Most human sORFs are young and have emerged de novo
(A) Phylogenetic tree of the mammalian taxa comprising 120 mammalian species used for sORF genomic alignments (n = 7,264). sORFs were classified into lncRNA-ORFs (lncORFs), upstream ORFs (uORFs), upstream overlapping ORFs (uoORFs), internal ORFs (intORFs), and downstream ORFs (dORFs). For comparison, we included 527 sCDS. The heatmap displays the pairwise aa identity (%) of all sORFs and sCDSs (columns) across the 120 species’ genomes (rows).
(B) Numbers of evaluated sORFs and sCDS separated by ORF biotype.
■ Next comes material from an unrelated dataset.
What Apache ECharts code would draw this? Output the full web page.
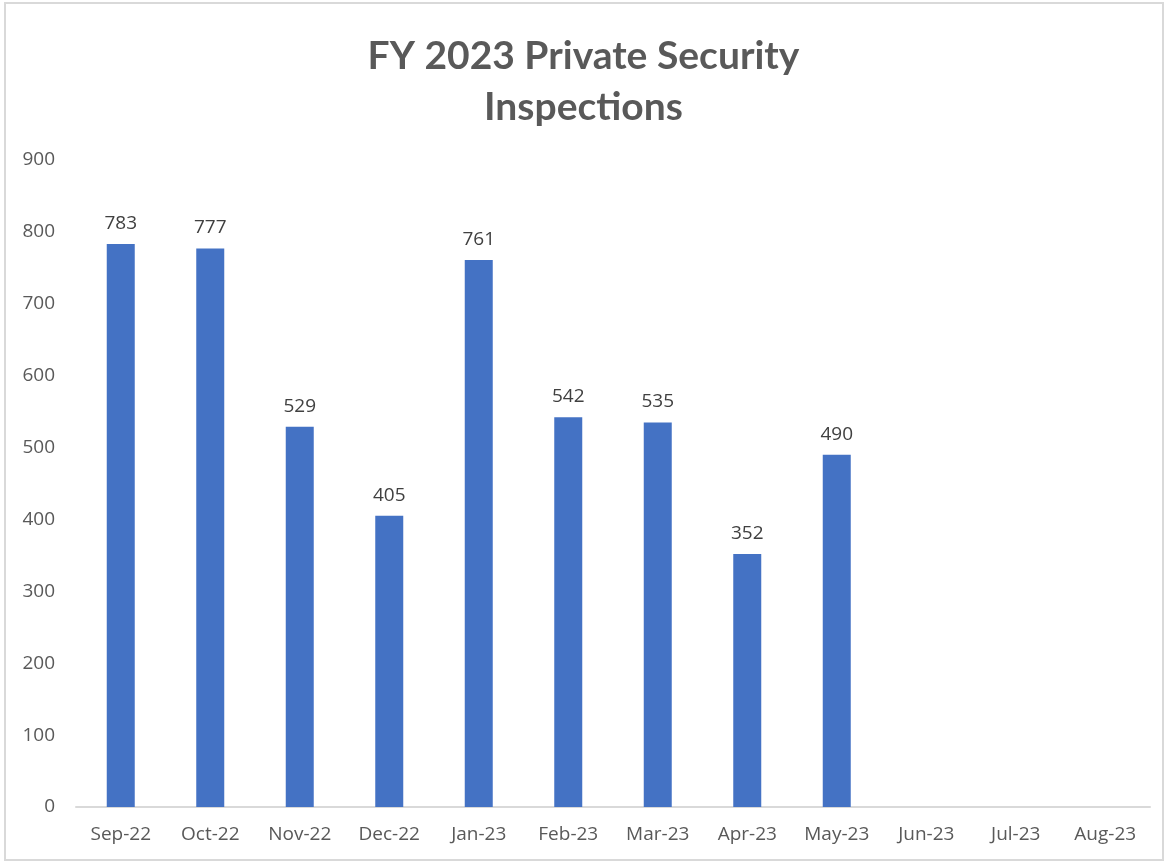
<!DOCTYPE html>
<html>
<head>
<meta charset="utf-8">
<script src="https://cdn.jsdelivr.net/npm/echarts@6/dist/echarts.min.js"></script>
<style>
  html, body { margin: 0; padding: 0; background: #fff; }
  #chart { width: 1167px; height: 863px; }
</style>
</head>
<body>
<div id="chart"></div>
<script>
// data
var months = ['Sep-22', 'Oct-22', 'Nov-22', 'Dec-22', 'Jan-23', 'Feb-23', 'Mar-23', 'Apr-23', 'May-23', 'Jun-23', 'Jul-23', 'Aug-23'];
var inspections = [783, 777, 529, 405, 761, 542, 535, 352, 490, null, null, null];
var chartTitle = 'FY 2023 Private Security\nInspections';

var myChart = echarts.init(document.getElementById('chart'));
var textColor = '#595959';
var font = '"Open Sans", "Noto Sans", sans-serif';

var option = {
    animation: false,
    title: {
        text: chartTitle,
        left: 'center',
        top: 26,
        textStyle: {
            color: textColor,
            fontSize: 39,
            fontWeight: 'bold',
            fontFamily: 'Lato, "Open Sans", sans-serif',
            lineHeight: 51
        }
    },
    graphic: [{
        type: 'rect',
        shape: { x: 5, y: 3, width: 1158, height: 857 },
        style: { fill: 'none', stroke: '#d9d9d9', lineWidth: 2 },
        silent: true
    }],
    grid: {
        left: 76,
        right: 17,
        top: 160,
        bottom: 56,
        containLabel: false
    },
    xAxis: {
        type: 'category',
        data: months,
        axisTick: { show: false },
        axisLine: { lineStyle: { color: '#d9d9d9', width: 2 } },
        axisLabel: {
            color: textColor,
            fontSize: 19,
            fontFamily: font,
            margin: 18,
            interval: 0
        }
    },
    yAxis: {
        type: 'value',
        min: 0,
        max: 900,
        interval: 100,
        axisLine: { show: false },
        axisTick: { show: false },
        splitLine: { show: false },
        axisLabel: {
            color: textColor,
            fontSize: 19,
            fontFamily: font,
            margin: 21
        }
    },
    series: [{
        name: 'Inspections',
        type: 'bar',
        data: inspections,
        barWidth: 28,
        itemStyle: { color: '#4472c4' },
        label: {
            show: true,
            position: 'top',
            distance: 11,
            color: '#404040',
            fontSize: 19,
            fontFamily: font
        }
    }]
};

myChart.setOption(option);
window.addEventListener('resize', function () {
    myChart.resize();
});
</script>
</body>
</html>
(C) Conservation scores (CSs) calculated across non-primate mammalian species. Dotted lines represent the CS cutoff of 8 (STAR Methods). sORFs and sCDS with (red) or without (light blue) significant protein sequence conservation are displayed below.
(D) Dot plots displaying the average and 95% confidence interval of sORF, sCDS, and untranslated ORF truncation introduced by the most upstream stop codon in the aligned counterpart regions of the sequences. sORFs are divided by biotype and conservation of aa sequences. Internal sORFs (intORFs) were not considered due to additional constraints acting to preserve the frame of the sequence.
(E) Top: total numbers of conserved (CS ≥ 8) and young sORFs (CS < 8). Bottom: schematic of the classification of young sORFs (n = 6,506) based on conservation of ORF structures. We defined three levels of conservation: humans, old world monkeys, and primatomorpha.
(F) Numbers of evolutionarily young sORFs per level of conservation of ORF structures.
(G) Violin plots with the numbers of human23 (left) and macaque23 (right) brain Ribo-seq reads mapped to human brain translated ORFs (n = 830), by absence (light blue) or presence (dark blue) of conservation in macaque. Statistical differences were assessed by Wilcoxon signed-rank test. Horizontal bars represent the median values. ns, not significant.
(H) Percentages of sORFs translated in the human brain with aligned counterpart regions translated in macaque. sORFs are divided by biotype and by the presence (dark blue) or absence (rlight blue) of conservation in macaques.
(I) Schematic of modes of sORF evolution and numbers of young sORFs per category.